Power Rules (Action)
Template:Action Power Templates
Power use is divided int two main parts, power schticks and traditions. Power schticks are the actual powers, and define what you can do. Tradition define how you learned the power, what the source of your power is, what skills you use your powers with, and the conditions when your powers will be unusually weak or powerful. It is tempting to ignore tradition and focus on schticks, but doing so leaves you with only the skeleton of true power; tradition is the meat and bones that bring powers alive.
Tradition
All power users need a Tradition, a framework for their powers. Tradition describes the difference between a primitive shaman calling spirits to cause his enemies to combust and a cyborg using a flame projector for the same purpose. Traditions also set powers off from other Schticks.
Traditions are one of the main tools used to build a world. Your GM probably has some traditions of magic for you to choose from. In some cases, you might be allowed to create your own tradition under heavy GM supervision, but generally you have to select an existing tradition to join. There might be variant traditions, tough, and not everyone in a tradition uses exactly the same methods.
Being part of a tradition often gives you a place in the world; allies and enemies shared by everyone in your traditions, or feuds between the different clans inside your tradition. And it is usually possible to break away from a tradition and become a rogue, which of course has its own consequences - some traditions let their rogues go while others chase them down and still others keep some kind of insurance they can use to control you later in the game.
Describing Traditions
Each tradition has a host of lore, giving it a place in the history of its world. Allies and enemies, phobias and favorites help flesh out the tradition and make it come alive. But when push comes to shove, it is the powers and how they work that needs to be defined, and all traditions use these rules to do that.
Origin
The origin describes the source of your powers. Each origin has many separate traditions and naturally there are border cases where one origin intersects another, but in general, each power derives from one origin. Origins donöät have all that much of an effect in Action except if the world suffers from [Divide]. They are mostly for flavor.
Each origin is also a Form, and this is where the main difference between the origins lie. Each origin form offers Meta Powers that affect how other powers work. Each origin does so in its own unique fashion, but it is possible to combine origins to gain access to more Meta Powers. The forms relating to origins are sometimes called metaforms because have powers that modify the effects of other powers.
Some worlds suffer from Origin Divide and in such a case, each character must decide where they stand in relation to this divide.
Method
Tradition does not change powers directly - a fire ball is a fire ball regardless of if its caused by spirits or chemicals. Rather, the traditions are related to methods, that in turn influence how you use powers. Methods are the game effect of traditions. A tradition generally has one to four Methods, and it is the Methods, interpreted against the overall background of your tradition, that measures when you are powerless and when you are extra strong.
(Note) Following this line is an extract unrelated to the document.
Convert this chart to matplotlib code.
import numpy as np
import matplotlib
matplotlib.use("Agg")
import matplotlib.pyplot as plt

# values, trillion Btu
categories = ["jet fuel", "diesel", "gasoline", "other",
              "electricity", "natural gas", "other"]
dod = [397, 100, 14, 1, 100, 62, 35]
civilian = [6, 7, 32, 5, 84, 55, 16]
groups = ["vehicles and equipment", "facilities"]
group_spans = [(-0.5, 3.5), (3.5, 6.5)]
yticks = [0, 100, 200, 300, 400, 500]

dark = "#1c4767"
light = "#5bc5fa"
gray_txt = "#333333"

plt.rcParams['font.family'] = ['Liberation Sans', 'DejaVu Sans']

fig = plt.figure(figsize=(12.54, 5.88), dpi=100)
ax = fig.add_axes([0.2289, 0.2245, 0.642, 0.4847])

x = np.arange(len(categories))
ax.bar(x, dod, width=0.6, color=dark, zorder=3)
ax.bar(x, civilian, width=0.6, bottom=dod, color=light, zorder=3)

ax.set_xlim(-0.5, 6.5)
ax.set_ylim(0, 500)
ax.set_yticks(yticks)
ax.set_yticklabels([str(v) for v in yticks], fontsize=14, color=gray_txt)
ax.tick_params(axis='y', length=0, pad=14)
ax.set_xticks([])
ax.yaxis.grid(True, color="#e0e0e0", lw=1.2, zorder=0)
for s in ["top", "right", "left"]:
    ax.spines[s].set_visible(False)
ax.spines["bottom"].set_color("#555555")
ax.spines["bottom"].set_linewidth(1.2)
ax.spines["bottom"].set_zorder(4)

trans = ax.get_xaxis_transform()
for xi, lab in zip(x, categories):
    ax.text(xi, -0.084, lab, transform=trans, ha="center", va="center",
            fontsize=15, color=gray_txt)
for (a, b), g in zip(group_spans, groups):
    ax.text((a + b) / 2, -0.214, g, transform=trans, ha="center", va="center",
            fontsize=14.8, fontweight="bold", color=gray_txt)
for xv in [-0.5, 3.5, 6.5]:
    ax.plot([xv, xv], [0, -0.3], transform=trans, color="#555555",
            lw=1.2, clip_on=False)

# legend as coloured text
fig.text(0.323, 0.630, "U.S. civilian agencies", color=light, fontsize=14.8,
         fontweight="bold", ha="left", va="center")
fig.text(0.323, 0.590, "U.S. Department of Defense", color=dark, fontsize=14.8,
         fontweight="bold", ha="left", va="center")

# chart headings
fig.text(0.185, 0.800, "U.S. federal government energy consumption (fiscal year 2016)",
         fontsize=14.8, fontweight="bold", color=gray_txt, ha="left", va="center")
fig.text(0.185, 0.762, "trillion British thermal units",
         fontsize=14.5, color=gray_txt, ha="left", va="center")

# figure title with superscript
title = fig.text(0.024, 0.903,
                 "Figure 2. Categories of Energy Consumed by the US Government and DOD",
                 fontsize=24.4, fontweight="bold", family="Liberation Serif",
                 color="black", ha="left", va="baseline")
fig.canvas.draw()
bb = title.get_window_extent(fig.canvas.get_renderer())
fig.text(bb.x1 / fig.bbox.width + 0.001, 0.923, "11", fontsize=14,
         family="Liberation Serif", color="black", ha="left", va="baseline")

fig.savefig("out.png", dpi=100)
Each Methodhas a specified limitation and focus condition. The limitation causes you to lose your power under certain circumstances; the focus condition allows you to focus to use limit breaks, your strongest powers. These situations are often related, which means that a common limitation generally balances a common focus condition.
The use of methods can be modified by some Mind schticks.
Powers
This is how the tradition uses its powers, and what powers it can access. Some traditions teach many many powers, others are restricted to certain forms or techniques, others teach just a few, or forbid the teaching of certain powers completely. Unless there is a Method forbidding the use of certain powers, all such limitations are social ones - they tradition does not know or forbids the use of certain powers, but you can still use them if you manage to get them somehow. This might force you to become a renegade or form your own clan, but it is possible to do.